When we asked a group of more than 20 senior leaders who met at General Mills’ headquarters in Minneapolis on 9 September 2013 about the benefits of collaboration, they were pretty clear what came first – innovation. But the data also shows that expectations about who carries the ball on cost efficiency definitely lean toward the supplier.
Biggest benefits of collaboration. Collaboration may be desired by all, but expectations differ a lot depending on whether you are on the customer or supplier side. Suppliers arrive at the proverbial meeting expecting to learn about their customers’ needs and hopefully sell more. Customers sit down looking for savings and may be willing to hear new ideas, but mainly where those ideas lead to lower costs.
Trust is bigger barrier at top than in trenches. The views of these top executives point to a persistent problem with collaboration, which is that all desire innovation as a value creator but don’t necessarily want to share the jointly created value equally. Customers expect suppliers to give it up, but suppliers are wary of getting short-changed. Our data shows that trust is their biggest barrier to collaboration.
Biggest barriers to collaboration. The interesting observation comes from comparing this data with answers to a more thorough analysis of barriers to collaboration conducted by SCM World across 374 practitioners at lower levels. This found that trust is significantly less problematic than simple information connectivity and process integrity issues. Lack of information sharing, speed of issue resolution and such basic issues as inconsistencies in both the timeliness and granularity of information exchanged far outweigh concerns around trust.
Neither view is wrong, it’s just that the senior folks are higher up the mountain and can see farther into the distance. Collaboration for people working day to day is often reasonably congenial and usually concentrated on smoothing the flow between companies. They want and know how to use systems for demand and supply visibility, and will keep working to lean things out indefinitely.

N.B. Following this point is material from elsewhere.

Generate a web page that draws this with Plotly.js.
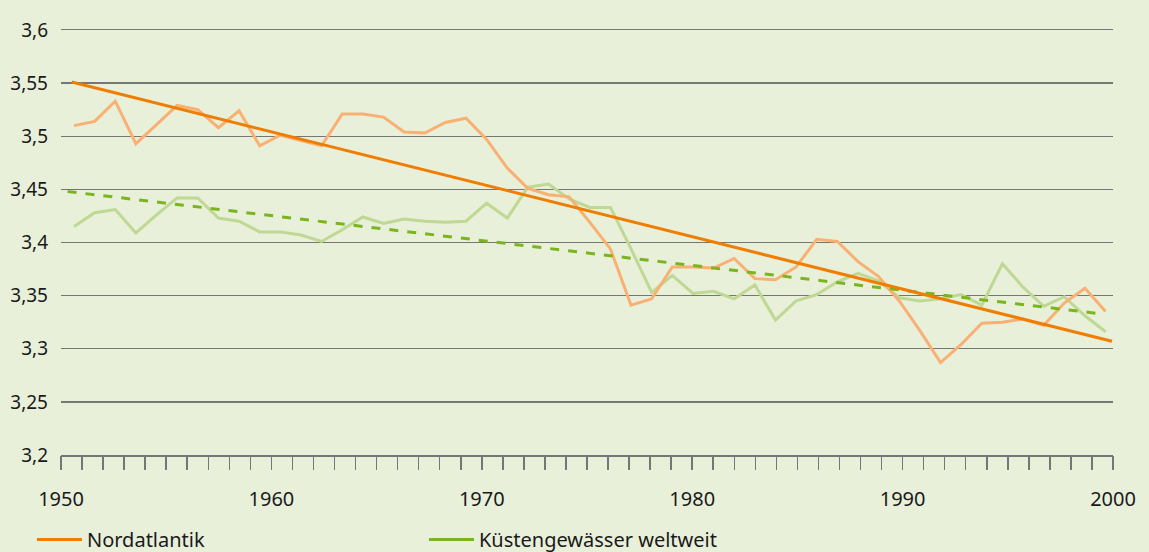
<!DOCTYPE html>
<html>
<head>
<meta charset="utf-8">
<script src="https://cdn.plot.ly/plotly-3.0.1.min.js"></script>
<style>
html,body{margin:0;padding:0;background:#E9F0DA;}
#chart{width:1149px;height:552px;}
</style>
</head>
<body>
<div id="chart"></div>
<script>
// Years of the series (one value per year)
const years = [];
for (let y = 1950; y <= 2000; y++) years.push(y);

// Nordatlantik (light orange)
const nordatlantik = [
  3.510, 3.514, 3.533, 3.493, 3.511, 3.529, 3.525, 3.508, 3.524, 3.491,
  3.501, 3.496, 3.491, 3.521, 3.521, 3.518, 3.504, 3.503, 3.513, 3.517,
  3.497, 3.470, 3.451, 3.445, 3.443, 3.419, 3.394, 3.341, 3.347, 3.377,
  3.377, 3.376, 3.385, 3.366, 3.365, 3.377, 3.403, 3.401, 3.382, 3.368,
  3.345, 3.317, 3.287, 3.304, 3.324, 3.325, 3.328, 3.322, 3.343, 3.357,
  3.335
];

// Küstengewässer weltweit (light green)
const kuestengewaesser = [
  3.415, 3.428, 3.431, 3.409, 3.426, 3.442, 3.442, 3.423, 3.420, 3.410,
  3.410, 3.407, 3.401, 3.412, 3.424, 3.418, 3.422, 3.420, 3.419, 3.420,
  3.437, 3.423, 3.452, 3.455, 3.441, 3.433, 3.433, 3.394, 3.353, 3.369,
  3.352, 3.354, 3.347, 3.360, 3.327, 3.345, 3.351, 3.363, 3.371, 3.364,
  3.348, 3.345, 3.347, 3.351, 3.341, 3.380, 3.358, 3.340, 3.349, 3.331,
  3.316
];

// Linear trend lines (end points)
const trendNordX = [1949.89, 2000.31];
const trendNordY = [3.551, 3.307];
const trendKuesteX = [1949.69, 1999.73];
const trendKuesteY = [3.448, 3.333];

// Axis ticks
const yTickVals = [3.2, 3.25, 3.3, 3.35, 3.4, 3.45, 3.5, 3.55, 3.6];
const yTickText = ["3,2", "3,25", "3,3", "3,35", "3,4", "3,45", "3,5", "3,55", "3,6"];
const xTickVals = [1950, 1960, 1970, 1980, 1990, 2000];
const xTickText = ["1950", "1960", "1970", "1980", "1990", "2000"];

// Legend labels
const seriesNames = ["Nordatlantik", "Küstengewässer weltweit"];

const C_ORANGE_LIGHT = "#F8B073";
const C_ORANGE = "#EF7D00";
const C_GREEN_LIGHT = "#BFD893";
const C_GREEN = "#7AB51D";
const GRID = "#767676";
const FONT = "Noto Sans, Open Sans, sans-serif";

const traces = [
  {x: years, y: kuestengewaesser, xaxis: "x2", type: "scatter", mode: "lines",
   line: {color: C_GREEN_LIGHT, width: 3}, showlegend: false, hoverinfo: "skip"},
  {x: years, y: nordatlantik, xaxis: "x2", type: "scatter", mode: "lines",
   line: {color: C_ORANGE_LIGHT, width: 3}, showlegend: false, hoverinfo: "skip"},
  {x: trendKuesteX, y: trendKuesteY, xaxis: "x2", type: "scatter", mode: "lines",
   line: {color: C_GREEN, width: 3, dash: "dash"}, showlegend: false, hoverinfo: "skip"},
  {x: trendNordX, y: trendNordY, xaxis: "x2", type: "scatter", mode: "lines",
   line: {color: C_ORANGE, width: 3}, showlegend: false, hoverinfo: "skip"},
  // legend entries
  {x: [null], y: [null], type: "scatter", mode: "lines", name: seriesNames[0],
   line: {color: C_ORANGE, width: 3}},
  {x: [null], y: [null], type: "scatter", mode: "lines", name: seriesNames[1],
   line: {color: C_GREEN, width: 3}},
  // carrier for the yearly tick axis
  {x: [null], y: [null], xaxis: "x3", type: "scatter", mode: "lines", showlegend: false, hoverinfo: "skip"}
];

const layout = {
  width: 1149, height: 552,
  paper_bgcolor: "#E9F0DA",
  plot_bgcolor: "#E9F0DA",
  margin: {l: 61, r: 36, t: 30, b: 97, pad: 0, autoexpand: false},
  font: {family: FONT, size: 19, color: "#1a1a1a"},
  separators: ",.",
  showlegend: true,
  legend: {
    orientation: "h", x: -0.0276, xanchor: "left", y: -0.153, yanchor: "top",
    bgcolor: "rgba(0,0,0,0)", font: {family: FONT, size: 20, color: "#1a1a1a"},
    entrywidth: 332, entrywidthmode: "pixels", itemwidth: 45
  },
  xaxis: {
    range: [1950, 2000], tickvals: xTickVals, ticktext: xTickText,
    ticks: "outside", ticklen: 25, tickwidth: 1, tickcolor: "rgba(0,0,0,0)",
    showgrid: false, zeroline: false, showline: true, mirror: true, linecolor: GRID, linewidth: 1.5,
    tickfont: {family: FONT, size: 20, color: "#1a1a1a"},
    automargin: false, fixedrange: true
  },
  xaxis2: {
    range: [1949.37, 2000.36], overlaying: "x", visible: false, fixedrange: true
  },
  xaxis3: {
    range: [1950, 2000], overlaying: "x", anchor: "y", side: "bottom",
    tick0: 1950, dtick: 1, ticks: "outside", ticklen: 14, tickwidth: 1.5, tickcolor: GRID,
    showticklabels: false, showline: false, showgrid: false, zeroline: false,
    automargin: false, fixedrange: true
  },
  yaxis: {
    range: [3.2, 3.6], tickvals: yTickVals, ticktext: yTickText,
    showgrid: true, gridcolor: GRID, gridwidth: 1.3,
    zeroline: false, showline: false, ticks: "",
    tickfont: {family: FONT, size: 19, color: "#1a1a1a"}, ticklabelstandoff: 12,
    automargin: false, fixedrange: true
  }
};

Plotly.newPlot("chart", traces, layout, {displayModeBar: false, staticPlot: true});
</script>
</body>
</html>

At the top, senior leaders see the creation of intellectual property at the junction between businesses. Who deserves the lion’s share of profits from a packaging innovation that can only work with a reformulated product? What’s worth more, a special high-tech polymer or the manufacturing process that turns it into a long-life tyre? What is the value of software without hardware to enable it?
Collaboration demands joint working and problem solving at all levels. Senior leaders need to table their trust concerns and look for ways to share jointly created value fairly. Operational personnel require more and better information visibility and consistency. Cost savings, which all parties seek, and innovation, which promises even more value over time, make the pie bigger. Worries over how to split the pie should not be allowed to get in the way.